Heavy fighting broke out between dozens of Iraqi fighters and Iraqi police in western Baghdad, police and witnesses said.

 

"We condemn the shameful act to attack our office in Najaf and know it is the work of Badr Organisation which came back in Iraq on American tanks". 

A member of al-Sadr group

Around 50 men armed with AK-47s and rocket-propelled grenades attacked a police station in al-Rabei street, west of Baghdad, in a show of force by fighters who do not recognise the US-backed Iraqi government.

 

Police said 10 civilians and three policemen were killed.

Iraqi police sent for back-up from the US army.

 

Aljazeera reported that 15 people, including three Iraqi policemen, were killed and 59 others injured in three attacks using booby-trapped cars driven by bombers that targeted Iraqi police patrols in western Baghdad's al-Jamaa neighbourhood.

 

A group of armed men launched an attack against a police station immediately after the three car bomb blasts, Aljazeera added.


Second attempt

 

In another incident, a deputy of the Iraqi justice minister, Yosha Ibrahim, escaped assassination, but four of his guards were killed and five wounded in an attack by armed men on his convoy in western Baghdad, police said.

 

It was the second attempt on his life in 48 hours.

Separately, four Iraqi people were killed and seven were wounded when fighters attacked their bus in Khalis, 75km north of Baquba.

 

Police said the dead were Shia Muslim pilgrims returning from a visit to holy shrines in Iran.

Mortar rounds

 

Four mortar rounds landed on a base used by the Iraqi police's Rapid Reaction Force in Baquba, 65km northeast of Baghdad, wounding seven.

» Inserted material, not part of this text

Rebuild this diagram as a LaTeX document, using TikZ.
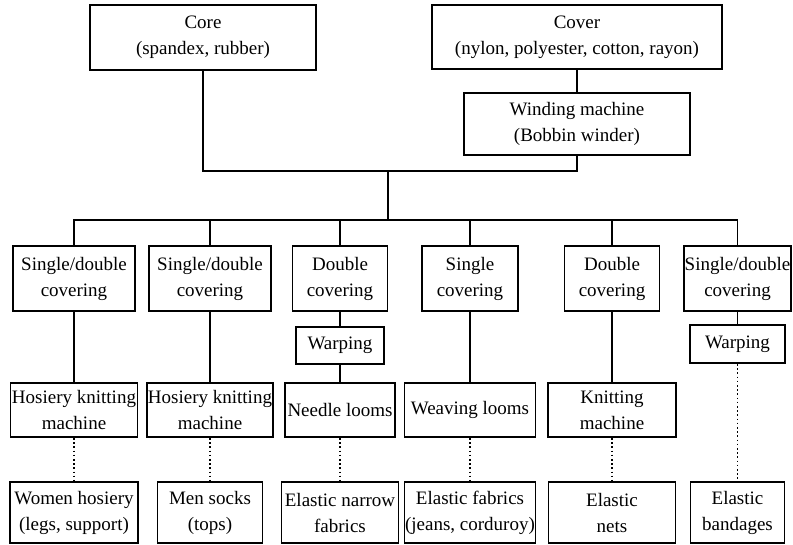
\documentclass[tikz,border=0pt]{standalone}
\usepackage{fontspec}
\setmainfont{Liberation Serif}
\begin{document}
\begin{tikzpicture}[x=1pt,y=-1pt,line width=1.8pt,
  box/.style={draw,align=center,inner sep=0pt,font=\fontsize{19}{26}\selectfont},
  dots/.style={line width=1.6pt,dash pattern=on 1.6pt off 2.6pt}]
  \useasboundingbox (0,0) rectangle (793,544);
  \node[box,minimum width=226,minimum height=65] (core) at (203,37.5) {Core\\(spandex, rubber)};
  \node[box,minimum width=290,minimum height=64] (cover) at (577,37) {Cover\\(nylon, polyester, cotton, rayon)};
  \node[box,minimum width=226,minimum height=62] (wind) at (577,124) {Winding machine\\(Bobbin winder)};
  \coordinate (join) at (388,171);
  \coordinate (bus) at (388,220);
  \node[box,minimum width=122,minimum height=65] (r1) at (74,278.5) {Single/double\\covering};
  \node[box,minimum width=122,minimum height=65] (r2) at (210,278.5) {Single/double\\covering};
  \node[box,minimum width=95,minimum height=65] (r3) at (340,278.5) {Double\\covering};
  \node[box,minimum width=96,minimum height=65] (r4) at (470,278.5) {Single\\covering};
  \node[box,minimum width=95,minimum height=65] (r5) at (612,278.5) {Double\\covering};
  \node[box,minimum width=107,minimum height=65] (r6) at (737.5,278.5) {Single/double\\covering};
  \node[box,minimum width=88,minimum height=37] (w3) at (340,345.5) {Warping};
  \node[box,minimum width=95,minimum height=38] (w6) at (737.5,344) {Warping};
  \node[box,minimum width=127,minimum height=54] (m1) at (74,410) {Hosiery knitting\\machine};
  \node[box,minimum width=126,minimum height=54] (m2) at (210,410) {Hosiery knitting\\machine};
  \node[box,minimum width=110,minimum height=54] (m3) at (340,410) {Needle looms};
  \node[box,minimum width=131,minimum height=54] (m4) at (470,410) {Weaving looms};
  \node[box,minimum width=128,minimum height=54] (m5) at (612,410) {Knitting\\machine};
  \node[box,minimum width=128,minimum height=61] (p1) at (74,512.5) {Women hosiery\\(legs, support)};
  \node[box,minimum width=105,minimum height=61] (p2) at (210,512.5) {Men socks\\(tops)};
  \node[box,minimum width=117,minimum height=61] (p3) at (340,512.5) {Elastic narrow\\fabrics};
  \node[box,minimum width=131,minimum height=61] (p4) at (470,512.5) {Elastic fabrics\\(jeans, corduroy)};
  \node[box,minimum width=127,minimum height=61] (p5) at (612,512.5) {Elastic\\nets};
  \node[box,minimum width=94,minimum height=61] (p6) at (737.5,512.5) {Elastic\\bandages};
  \draw (cover) -- (wind);
  \draw (core.south) |- (join) -| (wind.south);
  \draw (join) -- (bus);
  \foreach \c in {1,...,6} \draw (bus) -| (r\c.north);
  \draw (r1) -- (m1) (r2) -- (m2) (r3) -- (w3) -- (m3) (r4) -- (m4) (r5) -- (m5) (r6) -- (w6);
  \draw[dots] (m1) -- (p1) (m2) -- (p2) (m3) -- (p3) (m4) -- (p4) (m5) -- (p5) (w6) -- (p6);
\end{tikzpicture}
\end{document}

US soldiers came to the aid of
Iraqi police in western Baghdad

Police said most of those wounded were recruits, but said a young girl and a child were also injured.

 

Aljazeera reported quoting the information director of the Association of Muslim Scholars, Muthana Harith al-Dhari, that US soldiers backed by Iraqi National Guard personnel raided the house of Shaikh Harith al-Dhari, the association's secretary-general, in Khan Dhari district.

 

The soldiers searched the building without causing any damage. Sheikh Harith al-Dhari was not in his home at the time of the raid, Aljazeera reported quoting Muthana.

 

On Tuesday, an Iraqi soldier was killed and another wounded when two mortars landed on a checkpoint at Musayyib, south of Baghdad, police said.